══ Material provided ══

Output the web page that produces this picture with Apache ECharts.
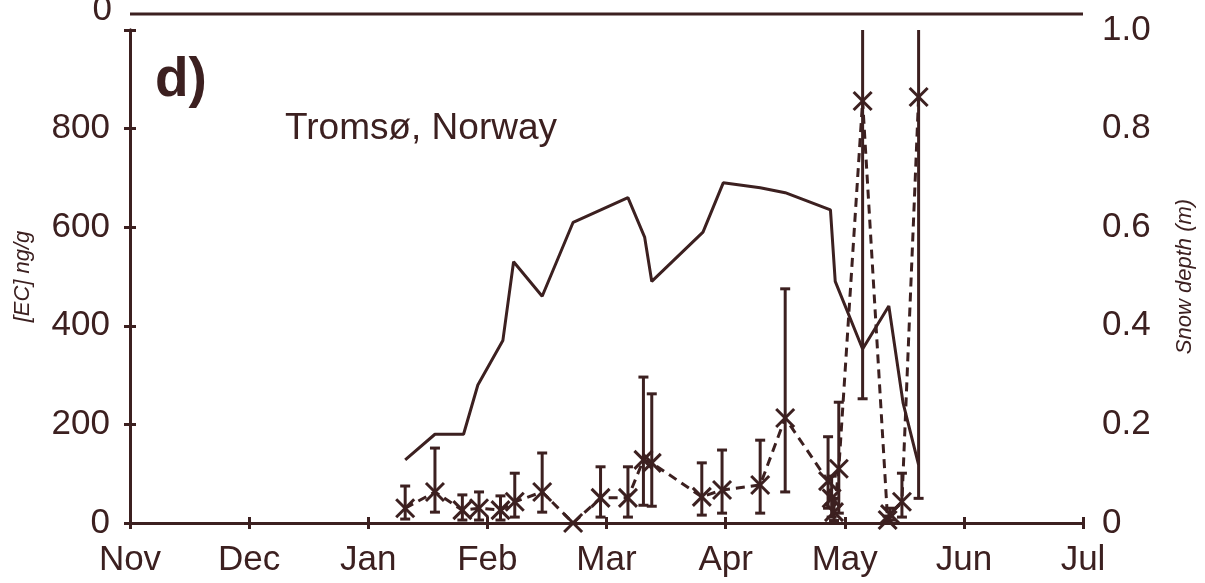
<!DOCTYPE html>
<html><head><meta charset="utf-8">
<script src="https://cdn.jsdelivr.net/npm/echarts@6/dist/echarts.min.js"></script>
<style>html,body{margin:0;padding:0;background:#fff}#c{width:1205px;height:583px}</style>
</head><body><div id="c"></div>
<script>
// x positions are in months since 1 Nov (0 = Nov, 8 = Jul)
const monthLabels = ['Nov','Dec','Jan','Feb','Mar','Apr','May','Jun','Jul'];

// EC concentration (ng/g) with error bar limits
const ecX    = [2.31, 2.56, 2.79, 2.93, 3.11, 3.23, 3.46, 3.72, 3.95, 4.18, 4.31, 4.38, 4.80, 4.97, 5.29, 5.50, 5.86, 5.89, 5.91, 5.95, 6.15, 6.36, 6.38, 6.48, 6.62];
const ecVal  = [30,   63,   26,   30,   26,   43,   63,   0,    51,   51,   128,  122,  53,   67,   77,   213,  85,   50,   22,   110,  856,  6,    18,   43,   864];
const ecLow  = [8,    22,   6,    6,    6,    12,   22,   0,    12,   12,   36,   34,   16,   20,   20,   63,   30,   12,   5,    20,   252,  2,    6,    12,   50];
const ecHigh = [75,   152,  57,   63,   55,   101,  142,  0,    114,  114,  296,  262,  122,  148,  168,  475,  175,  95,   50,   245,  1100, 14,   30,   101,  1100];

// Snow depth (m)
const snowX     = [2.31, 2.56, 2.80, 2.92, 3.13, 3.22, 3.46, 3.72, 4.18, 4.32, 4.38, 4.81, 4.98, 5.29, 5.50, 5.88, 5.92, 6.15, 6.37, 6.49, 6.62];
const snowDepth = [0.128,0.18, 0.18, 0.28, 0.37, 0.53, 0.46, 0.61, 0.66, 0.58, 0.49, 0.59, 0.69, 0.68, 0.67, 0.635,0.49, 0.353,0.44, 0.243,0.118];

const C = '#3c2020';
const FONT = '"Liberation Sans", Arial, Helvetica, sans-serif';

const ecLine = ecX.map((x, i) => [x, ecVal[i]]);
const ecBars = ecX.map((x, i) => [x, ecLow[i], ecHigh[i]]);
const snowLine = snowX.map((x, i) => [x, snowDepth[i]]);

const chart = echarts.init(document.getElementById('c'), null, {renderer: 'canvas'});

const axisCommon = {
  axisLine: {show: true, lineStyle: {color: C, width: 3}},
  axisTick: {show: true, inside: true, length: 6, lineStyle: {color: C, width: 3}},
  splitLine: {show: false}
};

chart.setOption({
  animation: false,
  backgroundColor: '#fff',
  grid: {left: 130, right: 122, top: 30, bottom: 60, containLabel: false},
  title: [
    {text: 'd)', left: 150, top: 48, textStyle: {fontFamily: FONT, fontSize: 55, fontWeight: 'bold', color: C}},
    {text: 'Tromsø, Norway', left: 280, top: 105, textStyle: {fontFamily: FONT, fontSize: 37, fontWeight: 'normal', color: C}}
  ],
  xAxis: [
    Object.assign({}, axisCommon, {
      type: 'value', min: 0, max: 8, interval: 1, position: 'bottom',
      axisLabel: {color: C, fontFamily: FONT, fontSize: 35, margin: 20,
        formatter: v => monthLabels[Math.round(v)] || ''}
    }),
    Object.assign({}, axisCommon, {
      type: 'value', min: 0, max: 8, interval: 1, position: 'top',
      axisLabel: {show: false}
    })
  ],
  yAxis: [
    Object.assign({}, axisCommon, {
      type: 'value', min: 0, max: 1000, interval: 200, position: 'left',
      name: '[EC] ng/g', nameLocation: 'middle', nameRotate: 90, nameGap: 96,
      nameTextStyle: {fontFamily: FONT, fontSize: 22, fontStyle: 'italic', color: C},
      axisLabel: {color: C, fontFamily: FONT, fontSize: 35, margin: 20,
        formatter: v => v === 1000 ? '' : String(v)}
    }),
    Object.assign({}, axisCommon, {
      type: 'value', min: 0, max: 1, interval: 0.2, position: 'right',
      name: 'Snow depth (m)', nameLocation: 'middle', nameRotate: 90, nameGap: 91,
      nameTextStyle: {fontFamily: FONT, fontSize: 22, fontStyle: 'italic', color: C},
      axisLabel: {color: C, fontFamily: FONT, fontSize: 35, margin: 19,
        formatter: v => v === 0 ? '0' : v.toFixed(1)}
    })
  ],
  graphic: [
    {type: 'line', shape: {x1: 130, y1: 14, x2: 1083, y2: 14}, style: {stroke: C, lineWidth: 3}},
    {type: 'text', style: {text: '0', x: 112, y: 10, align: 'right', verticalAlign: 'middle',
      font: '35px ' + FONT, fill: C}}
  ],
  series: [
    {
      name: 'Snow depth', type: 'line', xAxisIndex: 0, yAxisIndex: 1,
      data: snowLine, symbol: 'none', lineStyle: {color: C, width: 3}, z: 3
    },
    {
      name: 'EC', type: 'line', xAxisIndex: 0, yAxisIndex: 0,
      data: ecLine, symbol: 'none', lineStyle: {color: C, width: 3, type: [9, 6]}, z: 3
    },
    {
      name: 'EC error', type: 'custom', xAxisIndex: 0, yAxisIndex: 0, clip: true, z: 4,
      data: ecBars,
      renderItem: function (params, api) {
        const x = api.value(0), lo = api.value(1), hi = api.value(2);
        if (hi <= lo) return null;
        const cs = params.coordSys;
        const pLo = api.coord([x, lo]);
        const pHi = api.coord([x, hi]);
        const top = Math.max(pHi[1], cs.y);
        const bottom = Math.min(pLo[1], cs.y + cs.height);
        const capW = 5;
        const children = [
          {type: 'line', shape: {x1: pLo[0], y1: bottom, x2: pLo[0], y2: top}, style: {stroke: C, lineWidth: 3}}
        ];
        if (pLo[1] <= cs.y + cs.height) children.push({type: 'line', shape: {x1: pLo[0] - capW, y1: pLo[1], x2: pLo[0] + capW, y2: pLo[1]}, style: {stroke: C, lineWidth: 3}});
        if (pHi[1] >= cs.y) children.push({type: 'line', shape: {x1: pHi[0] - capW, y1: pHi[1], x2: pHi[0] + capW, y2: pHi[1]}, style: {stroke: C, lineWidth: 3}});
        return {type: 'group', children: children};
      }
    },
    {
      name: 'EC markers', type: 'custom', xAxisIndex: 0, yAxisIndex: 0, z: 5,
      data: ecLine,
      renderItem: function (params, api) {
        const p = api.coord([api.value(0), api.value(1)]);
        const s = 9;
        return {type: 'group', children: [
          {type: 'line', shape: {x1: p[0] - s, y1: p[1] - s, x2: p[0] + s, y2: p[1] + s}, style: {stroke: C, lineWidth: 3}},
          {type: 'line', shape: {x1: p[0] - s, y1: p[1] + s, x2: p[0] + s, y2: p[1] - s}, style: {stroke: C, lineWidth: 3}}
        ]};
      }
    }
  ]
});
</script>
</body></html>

═══

* Set exercise
Lines containing the word "with" must all be returned from the material above.

* Finished task
Output the web page that produces this picture with Apache ECharts.
// EC concentration (ng/g) with error bar limits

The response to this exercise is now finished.